## STATED PROBLEM
Below are records that hold pictures; write out only the lines from their start through the line with "const rows = reportDates.map((d, i)", exactly, and drop the pictures.

□ □ □ □

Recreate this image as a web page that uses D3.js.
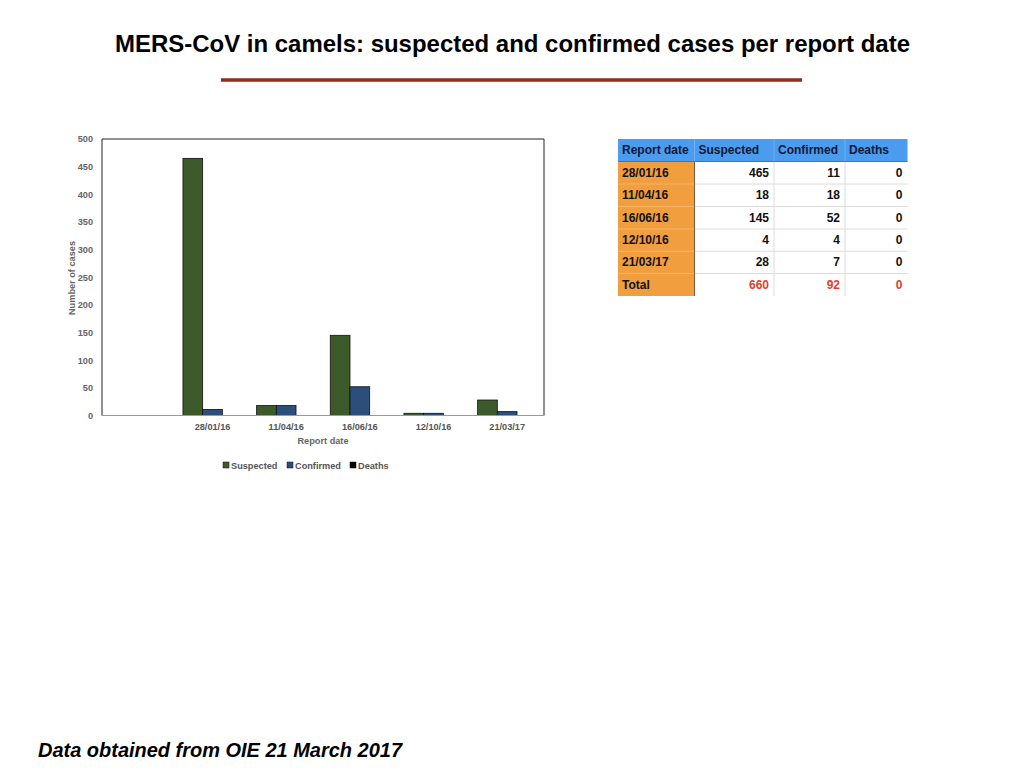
<!DOCTYPE html>
<html>
<head>
<meta charset="utf-8">
<script src="https://cdn.jsdelivr.net/npm/d3@7"></script>
<style>
  html, body { margin: 0; padding: 0; background: #fff; }
  svg { display: block; font-family: "Liberation Sans", Arial, Helvetica, sans-serif; }
</style>
</head>
<body>
<svg id="chart" width="1024" height="768"></svg>
<script>
// ---- data ----
const categories = ["", "28/01/16", "11/04/16", "16/06/16", "12/10/16", "21/03/17"];
const reportDates = ["28/01/16", "11/04/16", "16/06/16", "12/10/16", "21/03/17"];
const suspected = [465, 18, 145, 4, 28];
const confirmed = [11, 18, 52, 4, 7];
const deaths = [0, 0, 0, 0, 0];
const totals = [660, 92, 0];
const seriesNames = ["Suspected", "Confirmed", "Deaths"];
const seriesColors = ["#3d5a2b", "#2b4e7b", "#000000"];
const yTicks = [0, 50, 100, 150, 200, 250, 300, 350, 400, 450, 500];
const tableHeader = ["Report date", "Suspected", "Confirmed", "Deaths"];

const svg = d3.select("#chart");

// ---- title ----
svg.append("text")
  .attr("x", 512.5).attr("y", 52)
  .attr("text-anchor", "middle")
  .attr("font-size", 23.6).attr("font-weight", "bold").attr("fill", "#000")
  .attr("textLength", 795).attr("lengthAdjust", "spacingAndGlyphs")
  .text("MERS-CoV in camels: suspected and confirmed cases per report date");
svg.append("line")
  .attr("x1", 221).attr("x2", 802).attr("y1", 80).attr("y2", 80)
  .attr("stroke", "#922b1c").attr("stroke-width", 3.5);

// ---- footer ----
svg.append("text")
  .attr("x", 38).attr("y", 757)
  .attr("font-size", 19.5).attr("font-weight", "bold").attr("font-style", "italic")
  .attr("fill", "#000")
  .attr("textLength", 364).attr("lengthAdjust", "spacingAndGlyphs")
  .text("Data obtained from OIE 21 March 2017");

// ---- chart ----
const pLeft = 102, pRight = 544, pTop = 139, pBottom = 415.5;
const x = d3.scaleBand().domain(categories).range([pLeft, pRight]).paddingInner(0).paddingOuter(0);
const xs = d3.scaleBand().domain(seriesNames).range([0, x.bandwidth()]).paddingInner(0).paddingOuter(0.37);
const y = d3.scaleLinear().domain([0, 500]).range([pBottom, pTop]);

const rows = reportDates.map((d, i) => ({ date: d, values: [suspected[i], confirmed[i], deaths[i]] }));

const g = svg.append("g");
rows.forEach(r => {
  r.values.forEach((v, j) => {
    if (v <= 0) return;
    g.append("rect")
      .attr("x", x(r.date) + xs(seriesNames[j]))
      .attr("y", y(v))
      .attr("width", xs.bandwidth())
      .attr("height", y(0) - y(v))
      .attr("fill", seriesColors[j])
      .attr("stroke", "#111").attr("stroke-width", 0.8);
  });
});

// frame
svg.append("path")
  .attr("d", `M${pLeft},${pBottom} V${pTop} H${pRight} V${pBottom}`)
  .attr("fill", "none").attr("stroke", "#222").attr("stroke-width", 1);
svg.append("line")
  .attr("x1", pLeft).attr("x2", pRight).attr("y1", pBottom).attr("y2", pBottom)
  .attr("stroke", "#999").attr("stroke-width", 1);

// y axis
const yAxis = d3.axisLeft(y).tickValues(yTicks).tickSize(0).tickPadding(9);
const ya = svg.append("g").attr("transform", `translate(${pLeft},0)`).call(yAxis);
ya.select(".domain").remove();
ya.selectAll("text").attr("font-size", 9.2).attr("font-weight", "bold").attr("fill", "#666")
  .attr("font-family", "Liberation Sans, Arial, sans-serif");

// x axis
const xAxis = d3.axisBottom(x).tickSize(0).tickPadding(8);
const xa = svg.append("g").attr("transform", `translate(0,${pBottom})`).call(xAxis);
xa.select(".domain").remove();
xa.selectAll("text").attr("font-size", 9.2).attr("font-weight", "bold").attr("fill", "#555")
  .attr("font-family", "Liberation Sans, Arial, sans-serif");

// axis titles
svg.append("text")
  .attr("x", (pLeft + pRight) / 2).attr("y", 444)
  .attr("text-anchor", "middle").attr("font-size", 9.2).attr("font-weight", "bold").attr("fill", "#666")
  .text("Report date");
svg.append("text")
  .attr("transform", "translate(75,278) rotate(-90)")
  .attr("text-anchor", "middle").attr("font-size", 9.2).attr("font-weight", "bold").attr("fill", "#666")
  .text("Number of cases");

// legend
const legendX = [223, 287, 350];
seriesNames.forEach((s, i) => {
  svg.append("rect").attr("x", legendX[i]).attr("y", 462).attr("width", 6).attr("height", 6)
    .attr("fill", seriesColors[i]).attr("stroke", "#111").attr("stroke-width", 0.5);
  svg.append("text").attr("x", legendX[i] + 8).attr("y", 469)
    .attr("font-size", 9.2).attr("font-weight", "bold").attr("fill", "#555")
    .text(s);
});

// ---- table ----
const colX = [618, 694.5, 774, 845, 907.5];
const rowY = [139, 161.5, 184, 206.5, 229, 251.3, 273.5, 296];
const tg = svg.append("g");
tg.append("rect").attr("x", colX[0]).attr("y", rowY[0]).attr("width", colX[4] - colX[0]).attr("height", rowY[1] - rowY[0])
  .attr("fill", "#4b9bee");
tg.append("rect").attr("x", colX[0]).attr("y", rowY[1]).attr("width", colX[1] - colX[0]).attr("height", rowY[7] - rowY[1])
  .attr("fill", "#f09e3e");
for (let r = 2; r <= 6; r++) {
  tg.append("line").attr("x1", colX[1]).attr("x2", colX[4]).attr("y1", rowY[r]).attr("y2", rowY[r])
    .attr("stroke", "#dcdcdc").attr("stroke-width", 1);
  tg.append("line").attr("x1", colX[0]).attr("x2", colX[1]).attr("y1", rowY[r]).attr("y2", rowY[r])
    .attr("stroke", "#f5b46a").attr("stroke-width", 1);
}
for (let c = 2; c <= 3; c++) {
  tg.append("line").attr("x1", colX[c]).attr("x2", colX[c]).attr("y1", rowY[1]).attr("y2", rowY[7])
    .attr("stroke", "#dcdcdc").attr("stroke-width", 1);
  tg.append("line").attr("x1", colX[c]).attr("x2", colX[c]).attr("y1", rowY[0]).attr("y2", rowY[1])
    .attr("stroke", "#6fb0f2").attr("stroke-width", 1);
}
tg.append("line").attr("x1", colX[1]).attr("x2", colX[1]).attr("y1", rowY[0]).attr("y2", rowY[1])
  .attr("stroke", "#6fb0f2").attr("stroke-width", 1);
tg.append("line").attr("x1", colX[1]).attr("x2", colX[1]).attr("y1", rowY[1]).attr("y2", rowY[7])
  .attr("stroke", "#7a5a3a").attr("stroke-width", 1);
tg.append("line").attr("x1", colX[0]).attr("x2", colX[4]).attr("y1", rowY[1]).attr("y2", rowY[1])
  .attr("stroke", "#5a6f8a").attr("stroke-width", 1);

tableHeader.forEach((h, i) => {
  tg.append("text").attr("x", colX[i] + 4).attr("y", (rowY[0] + rowY[1]) / 2 + 4)
    .attr("font-size", 12).attr("font-weight", "bold").attr("fill", "#0b1a3a").text(h);
});
rows.forEach((r, i) => {
  const cy = (rowY[i + 1] + rowY[i + 2]) / 2 + 4;
  tg.append("text").attr("x", colX[0] + 4).attr("y", cy)
    .attr("font-size", 12).attr("font-weight", "bold").attr("fill", "#111").text(r.date);
  r.values.forEach((v, j) => {
    tg.append("text").attr("x", colX[j + 2] - 5).attr("y", cy).attr("text-anchor", "end")
      .attr("font-size", 12).attr("font-weight", "bold").attr("fill", "#111").text(v);
  });
});
const ty = (rowY[6] + rowY[7]) / 2 + 4;
tg.append("text").attr("x", colX[0] + 4).attr("y", ty)
  .attr("font-size", 12).attr("font-weight", "bold").attr("fill", "#111").text("Total");
totals.forEach((v, j) => {
  tg.append("text").attr("x", colX[j + 2] - 5).attr("y", ty).attr("text-anchor", "end")
    .attr("font-size", 12).attr("font-weight", "bold").attr("fill", "#e0402c").text(v);
});
</script>
</body>
</html>
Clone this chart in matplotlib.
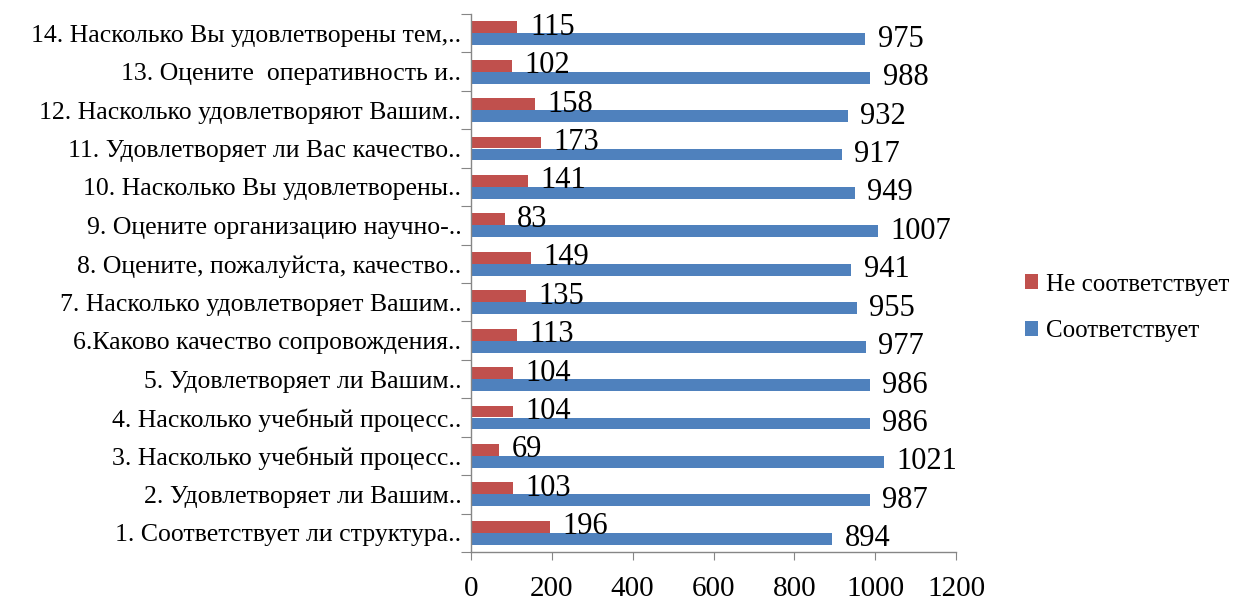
import matplotlib
matplotlib.use("Agg")
import matplotlib.pyplot as plt
import numpy as np

categories = [
    "1. Соответствует ли структура..",
    "2. Удовлетворяет ли Вашим..",
    "3. Насколько учебный процесс..",
    "4. Насколько учебный процесс..",
    "5. Удовлетворяет ли Вашим..",
    "6.Каково качество сопровождения..",
    "7. Насколько удовлетворяет Вашим..",
    "8. Оцените, пожалуйста, качество..",
    "9. Оцените организацию научно-..",
    "10. Насколько Вы удовлетворены..",
    "11. Удовлетворяет ли Вас качество..",
    "12. Насколько удовлетворяют Вашим..",
    "13. Оцените  оперативность и..",
    "14. Насколько Вы удовлетворены тем,..",
]
ne_sootv = [196, 103, 69, 104, 104, 113, 135, 149, 83, 141, 173, 158, 102, 115]
sootv = [894, 987, 1021, 986, 986, 977, 955, 941, 1007, 949, 917, 932, 988, 975]
xticks = [0, 200, 400, 600, 800, 1000, 1200]

plt.rcParams['font.family'] = ['Liberation Serif', 'DejaVu Serif']

RED = '#C0504D'
BLUE = '#4F81BD'
GRAY = '#868686'

fig = plt.figure(figsize=(12.4, 6.01), dpi=100)
ax = fig.add_axes([471/1240, 1-552/601, (956-471)/1240, (552-14)/601])

y = np.arange(len(categories))
h = 0.31
off = 0.156
b_red = ax.barh(y + off, ne_sootv, height=h, color=RED, label='Не соответствует')
b_blue = ax.barh(y - off, sootv, height=h, color=BLUE, label='Соответствует')

for bars in (b_red, b_blue):
    for rect in bars:
        w = rect.get_width()
        ax.annotate(f"{int(w)}", (w, rect.get_y() + rect.get_height()/2),
                    xytext=(9, 0), textcoords='offset points',
                    ha='left', va='center', fontsize=22)

ax.set_xlim(0, 1200)
ax.set_ylim(-0.5, len(categories) - 0.5)
ax.set_xticks(xticks)
ax.set_xticklabels([str(v) for v in xticks], fontsize=21)
ax.tick_params(axis='x', direction='out', length=6, color=GRAY, pad=11)

ax.set_yticks(np.arange(len(categories) + 1) - 0.5)
ax.set_yticklabels([])
ax.set_yticks(y, minor=True)
ax.set_yticklabels(categories, minor=True, fontsize=18.5)
ax.tick_params(axis='y', which='major', direction='out', length=7, color=GRAY)
ax.tick_params(axis='y', which='minor', length=0, pad=7)

for s in ('top', 'right'):
    ax.spines[s].set_visible(False)
for s in ('left', 'bottom'):
    ax.spines[s].set_color(GRAY)
    ax.spines[s].set_linewidth(1)

leg = fig.legend(handles=[b_red, b_blue], labels=['Не соответствует', 'Соответствует'],
                 loc='center left', bbox_to_anchor=(1002/1240, 1-308/601),
                 frameon=False, fontsize=18, handlelength=0.55, handleheight=0.55,
                 handletextpad=0.3, labelspacing=1.0)

fig.savefig('out.png', dpi=100)
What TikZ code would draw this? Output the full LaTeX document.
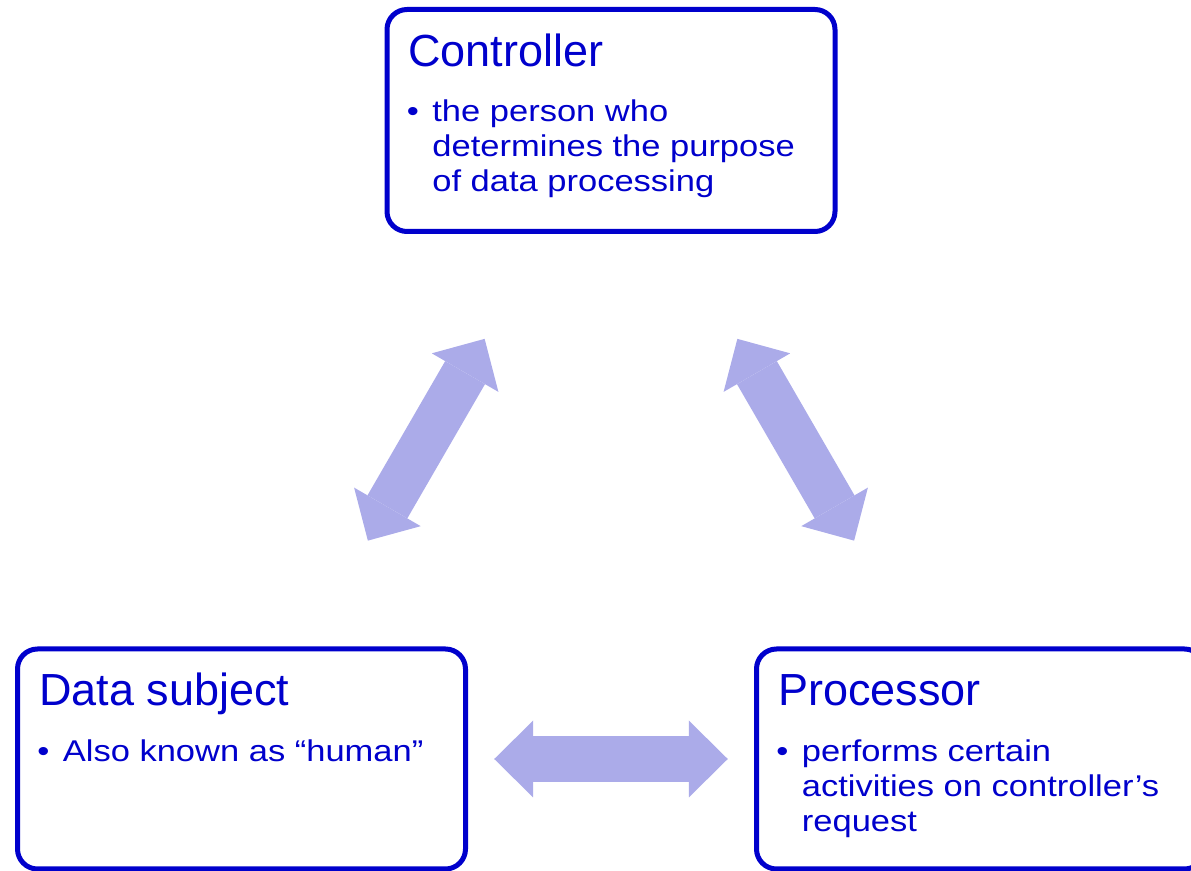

□ □ □ □

## THE REPLY
Recreate this image as a web page that uses D3.js.
<!DOCTYPE html>
<html>
<head>
<meta charset="utf-8">
<script src="https://cdn.jsdelivr.net/npm/d3@7"></script>
<style>
  html, body { margin: 0; padding: 0; background: #fff; }
  svg { display: block; font-family: "Liberation Sans", Arial, Helvetica, sans-serif; }
</style>
</head>
<body>
<svg id="chart" width="1024" height="768"></svg>
<script>
// ---- data ----
const categories = ["", "28/01/16", "11/04/16", "16/06/16", "12/10/16", "21/03/17"];
const reportDates = ["28/01/16", "11/04/16", "16/06/16", "12/10/16", "21/03/17"];
const suspected = [465, 18, 145, 4, 28];
const confirmed = [11, 18, 52, 4, 7];
const deaths = [0, 0, 0, 0, 0];
const totals = [660, 92, 0];
const seriesNames = ["Suspected", "Confirmed", "Deaths"];
const seriesColors = ["#3d5a2b", "#2b4e7b", "#000000"];
const yTicks = [0, 50, 100, 150, 200, 250, 300, 350, 400, 450, 500];
const tableHeader = ["Report date", "Suspected", "Confirmed", "Deaths"];

const svg = d3.select("#chart");

// ---- title ----
svg.append("text")
  .attr("x", 512.5).attr("y", 52)
  .attr("text-anchor", "middle")
  .attr("font-size", 23.6).attr("font-weight", "bold").attr("fill", "#000")
  .attr("textLength", 795).attr("lengthAdjust", "spacingAndGlyphs")
  .text("MERS-CoV in camels: suspected and confirmed cases per report date");
svg.append("line")
  .attr("x1", 221).attr("x2", 802).attr("y1", 80).attr("y2", 80)
  .attr("stroke", "#922b1c").attr("stroke-width", 3.5);

// ---- footer ----
svg.append("text")
  .attr("x", 38).attr("y", 757)
  .attr("font-size", 19.5).attr("font-weight", "bold").attr("font-style", "italic")
  .attr("fill", "#000")
  .attr("textLength", 364).attr("lengthAdjust", "spacingAndGlyphs")
  .text("Data obtained from OIE 21 March 2017");

// ---- chart ----
const pLeft = 102, pRight = 544, pTop = 139, pBottom = 415.5;
const x = d3.scaleBand().domain(categories).range([pLeft, pRight]).paddingInner(0).paddingOuter(0);
const xs = d3.scaleBand().domain(seriesNames).range([0, x.bandwidth()]).paddingInner(0).paddingOuter(0.37);
const y = d3.scaleLinear().domain([0, 500]).range([pBottom, pTop]);

const rows = reportDates.map((d, i) => ({ date: d, values: [suspected[i], confirmed[i], deaths[i]] }));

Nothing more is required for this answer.